In 2010, Gail Borden Public Library District in Elgin, Illinois, led an effort to raise the local US Census self-reporting rate from 70% in 2000 to 79%. We had much to learn. But the more we found out about how the census count is closely tied to millions of dollars in federal funding for our community, the more we realized that this was one of the most important campaigns the library had ever taken on.
According to Dionne Roberts-Emegha, US Census Bureau community partnership coordinator for the Chicago region, March 12–20 the bureau will mail to most households an invitation to complete the 2020 Census online or by phone, with mailed reminders sent through April. The invitation will include a code to identify the residence and help minimize duplicate responses. Areas that are considered less likely to respond online will receive a paper questionnaire along with the invitation. The online census portal and telephone center will open on March 26, according to Roberts-Emegha.
Our census partnership specialist, Theresa Le, is spot-on when she says that the census is simple, safe, and significant for people in your community. If your library is participating in a census campaign this year, here are some tips.
- Realize how trusted your library staffers are. It is exactly that trust that makes libraries a fundamental component in getting people counted.
- Refer to the American Library Association’s resources on the 2020 Census: The Libraries’ Guide to the 2020 Census, the tip sheet Preparing My Library for the 2020 Census, and How Can Libraries Help Count All Kids in the 2020 Census?
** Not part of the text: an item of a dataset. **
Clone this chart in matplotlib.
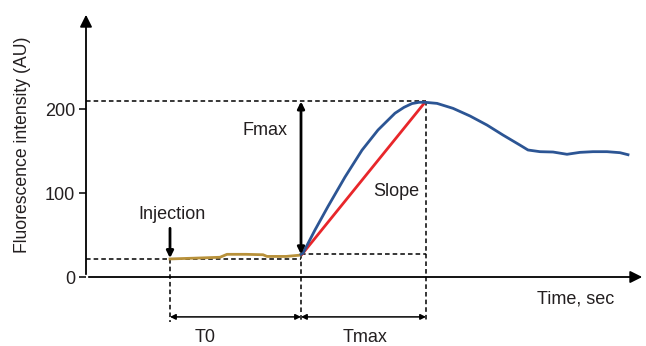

- Use the Response Outreach Area Mapper to help you recruit volunteers. This excellent tool uses data related to poverty, language barriers, lack of broadband access, and frequent residential moves to identify groups that could prove challenging to count.
- Let library visitors know that they can complete the census online using their home addresses even if they have not brought in the invitation to respond that was sent to their residence in March.
- Make sure your volunteers are trained on how to assist people with filling out the census form. Our staffers and volunteers were trained by census personnel in February.
- Your volunteers may assist individuals by typing their responses in the online portal or filling out the paper form, as long as they do not reinterpret or modify the response.
- Even if you do not have a lot of funding, you can make a difference through your staff and computer access. The Census Bureau website offers fact sheets, infographics, photos, videos, and other free resources.
- Test your messaging. We shortened and simplified our print materials after trying them out on a test group. They wound up much more reader friendly.
- Use attention-grabbing graphics. This is especially important when language is a challenge.
- Everyone living in a household must be included on the same form. Make sure your volunteers and users know that if someone is accidentally left off, the form must be filled out again in its entirety.
- Don’t think you need to know everything about the census. When a question gets too complicated, turn it over to Census Bureau personnel, either through a hotline or through your library contact.
The relationships that you make or strengthen during the census count will benefit your library’s efforts for years to come. This was one of our most important takeaways from 2010. Our collaboration with many of our 2010 Census partners has continued with ongoing immigrant services, community literacy, and many other projects over the past decade.
Even though a requirement to include a question on citizenship in the 2020 Census was overturned, we will be still working in a challenging environment. Many people will be suspicious about how the government will use the census data. This makes working on behalf of our community more important than ever.